You Vs. Chris & Kem is a British game show that puts members of the public up against former Love Island contestants Chris Hughes and Kem Cetinay in a series of challenges. It has aired on ITV2 since July 2018. The series sees the loveable duo embrace their competitive spirits as they team up to take on the viewers in a series of outlandish, impulsive and no holds barred challenges that put their teamwork to the test. Traveling up and down the country in their specially designed ‘Bro Mobile’, the Love Island double act will be assigned each challenge via their social media channels, in real time.

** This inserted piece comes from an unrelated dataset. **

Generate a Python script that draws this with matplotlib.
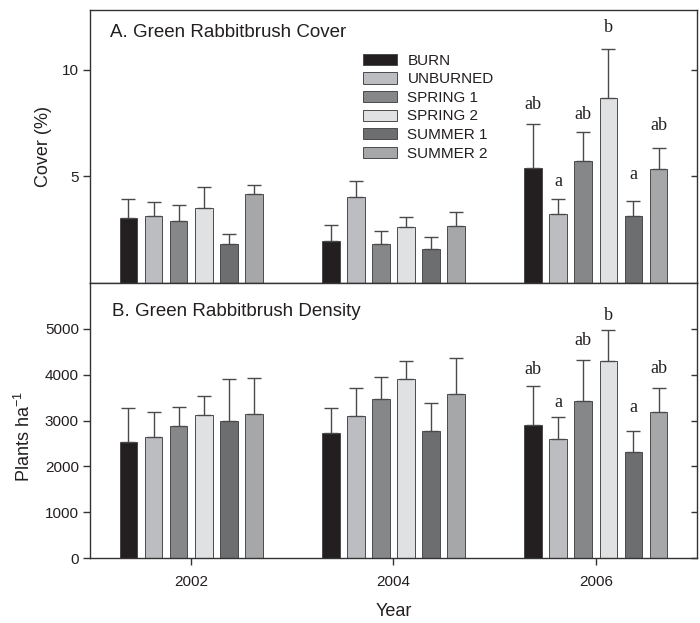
import matplotlib
matplotlib.use('Agg')
import matplotlib.pyplot as plt
import numpy as np
from matplotlib.patches import Patch

plt.rcParams['font.family'] = ['Liberation Sans', 'DejaVu Sans']

years = ['2002', '2004', '2006']
treatments = ['BURN', 'UNBURNED', 'SPRING 1', 'SPRING 2', 'SUMMER 1', 'SUMMER 2']
colors = ['#231f20', '#bcbdc0', '#868789', '#e0e1e2', '#6d6e70', '#a6a7a9']

# Cover (%) means and SE, per treatment across years
cover_mean = [
    [3.05, 1.98, 5.41],
    [3.14, 4.01, 3.25],
    [2.92, 1.82, 5.71],
    [3.52, 2.61, 8.69],
    [1.82, 1.60, 3.14],
    [4.18, 2.67, 5.33],
]
cover_se = [
    [0.91, 0.76, 2.03],
    [0.65, 0.77, 0.67],
    [0.74, 0.62, 1.35],
    [0.96, 0.49, 2.30],
    [0.46, 0.57, 0.70],
    [0.40, 0.65, 0.99],
]
# Density (plants/ha) means and SE
density_mean = [
    [2525, 2729, 2911],
    [2649, 3093, 2598],
    [2889, 3472, 3435],
    [3115, 3916, 4301],
    [2991, 2766, 2314],
    [3144, 3581, 3188],
]
density_se = [
    [750, 539, 844],
    [539, 626, 473],
    [415, 480, 881],
    [415, 393, 670],
    [910, 618, 466],
    [793, 793, 531],
]
# significance letters for 2006
letters_2006 = ['ab', 'a', 'ab', 'b', 'a', 'ab']
letter_y_cover = [8.36, 4.78, 7.92, 11.98, 5.11, 7.39]
letter_y_density = [4112, 3399, 4753, 5298, 3275, 4127]

txt = '#231f20'
edge = '#4a4a4c'
W, H = 700, 623
fig = plt.figure(figsize=(W / 100, H / 100), dpi=100)
L, R = 90 / W, 697 / W
axA = fig.add_axes([L, 1 - 283 / H, R - L, (283 - 10) / H])
axB = fig.add_axes([L, 1 - 558 / H, R - L, (558 - 283) / H])

x = np.arange(len(years))
pitch = 0.124
width = 0.087


def draw(ax, means, ses, ly):
    for i, (m, s, c) in enumerate(zip(means, ses, colors)):
        pos = x + (i - 2.5) * pitch
        ax.bar(pos, m, width=width, color=c, edgecolor=edge, linewidth=0.7, zorder=2)
        ax.errorbar(pos, m, yerr=[np.zeros(len(s)), s], fmt='none', ecolor=edge,
                    elinewidth=1.0, capsize=5, capthick=1.0, zorder=3)
        ax.text(pos[2], ly[i], letters_2006[i], ha='center', va='center',
                fontsize=13, family=['Liberation Serif', 'DejaVu Serif'], color=txt)
    ax.set_xlim(-0.5, 2.5)
    for sp in ax.spines.values():
        sp.set_color('#333333')
        sp.set_linewidth(1.0)
    ax.tick_params(axis='y', which='both', direction='out', length=5, width=1,
                   color='#333333', labelsize=11, labelcolor=txt, pad=3)
    ax.tick_params(axis='y', right=True, labelright=False)


draw(axA, cover_mean, cover_se, letter_y_cover)
draw(axB, density_mean, density_se, letter_y_density)

# right-side inward ticks
for ax in (axA, axB):
    for t in ax.yaxis.get_major_ticks():
        t.tick2line.set_marker(matplotlib.markers.TICKLEFT)
        t.tick2line.set_markersize(4)

axA.set_ylim(0, 12.8)
axA.set_yticks([5, 10])
axA.set_xticks([])
axA.set_ylabel('Cover (%)', fontsize=13, color=txt)
axA.yaxis.set_label_coords(-0.063, 0.5)

axB.set_ylim(0, 6000)
axB.set_yticks(range(0, 6000, 1000))
axB.set_xticks(x)
axB.set_xticklabels(years)
axB.tick_params(axis='x', direction='out', length=5, width=1, color='#333333',
                labelsize=11, labelcolor=txt, pad=7)
axB.set_ylabel('Plants ha$^{\\mathregular{-1}}$', fontsize=13, color=txt)
axB.yaxis.set_label_coords(-0.092, 0.44)
axB.set_xlabel('Year', fontsize=13, color=txt, labelpad=10)

axA.text(0.033, 0.916, 'A. Green Rabbitbrush Cover', transform=axA.transAxes,
         fontsize=13.5, va='center', ha='left', color=txt)
axB.text(0.036, 0.898, 'B. Green Rabbitbrush Density', transform=axB.transAxes,
         fontsize=13.5, va='center', ha='left', color=txt)

handles = [Patch(facecolor=c, edgecolor=edge, linewidth=0.7) for c in colors]
leg = axA.legend(handles, treatments, loc='upper left', bbox_to_anchor=(0.45, 0.84),
                 frameon=False, fontsize=11, handlelength=2.2, handleheight=0.75,
                 handletextpad=0.7, labelspacing=0.3, borderpad=0, borderaxespad=0)
for t in leg.get_texts():
    t.set_color(txt)

fig.savefig('out.png', dpi=100)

With only clues to guide them, Chris and Kem must decide whether to take on the challenge, knowing little about what exactly it will entail and who they will be competing against.

== Challenges ==

Pilot: Gravy wrestling, doughnut eating, camel racing, waxing, and water jumping.

Season 1:

Episode 1: Football tennis, quiet, naked boules, and rollercoaster spillage.

Episode 2: Hold critters, 100m race, blind pottery making, and extreme parking.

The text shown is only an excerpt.